Rheumatoid arthritis (RA) is a chronic disease with known autoimmune pathophysiology. RA is a heritable condition and association studies have already identified a genomic region in chromosome 6 (the HLA region). While this represents progress in elucidating genetic contributions to RA, much is still unknown about the underlying genetic causes, and there is plenty of evidence that there exist other genes affecting disease risk, both as major effects and in epistasis [1
]. Genome-wide association studies (GWAS) of diseases and complex traits have become a major focus of research in human genetics. GWAS may provide robust results for acquiring knowledge on the underlying genetic behavior of RA. One of the most difficult challenges of GWAS is how to deal with the large p
, small n
problem, arising when the number of variables considered (p
) is much larger than the number of subjects (n
). The problem becomes particularly difficult when one seeks to estimate single-nucleotide polymorphism (SNP) by SNP interactions. One approach for efficiently handling high dimensional GWA data consists of two steps: 1) reducing dimensionality by filtering non-informative markers, and 2) applying a more sophisticated model to quantify the effect of the selected SNPs and their interactions. Information gain and the wrapper
procedure are examples of machine learning that have shown benefits over linear regression for Step 1. These methods are easy to implement and may deal with crude, noisy, and inconsistent information. They alleviate redundancy, colinearity, and the assumption of multivariate normality, making them appealing in genomic studies. The function that relates covariates to observations is unspecified, providing more flexibility in the model. Further, they may deal with non-additive effects, which are of interest in genetic epidemiology. Some drawbacks to these methods exist: information gain may not completely remove colinearity in the system and the wrapper
procedure it is too computationally demanding to use on a large number of records and SNPs. Hence, a second step is necessary. A large variety of methods have been previously proposed for Step 2. Here, we propose a novel method that is able to reduce colinearity and make a higher shrinkage to zero than other methods for less relevant SNP and SNP × SNP effects.
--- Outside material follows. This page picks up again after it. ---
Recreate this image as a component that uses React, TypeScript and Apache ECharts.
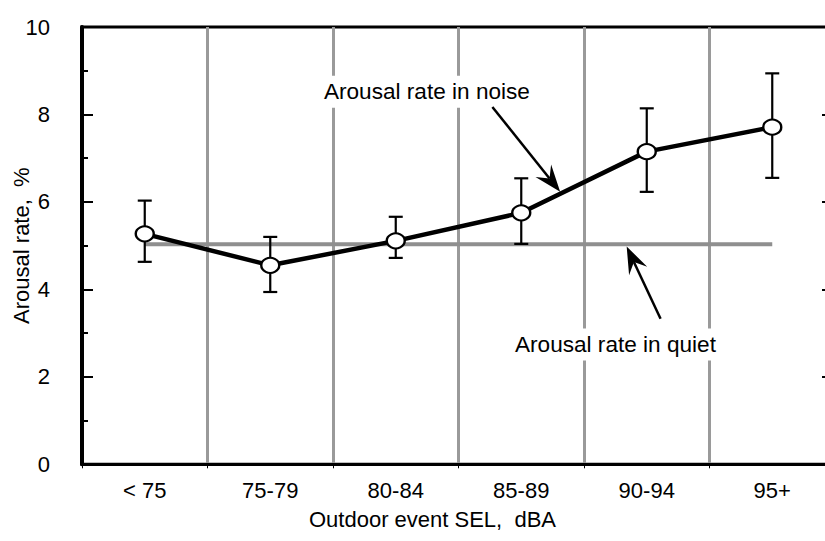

The Genetic Analysis Workshop 16 (GAW16) provides an opportunity for testing novel methods, such as those proposed above, on a well characterized dataset, to compare results and interpretations, and to discuss current problems in genetic analysis. The aim of this study was to identify additional disease susceptibility loci in the GAW16 RA data in a two-step approach: first, reducing the number of SNPs to be tested through machine learning algorithms; second, identifying interactions or epistatic effects between HLA and non-HLA SNPs using a Bayesian threshold LASSO model.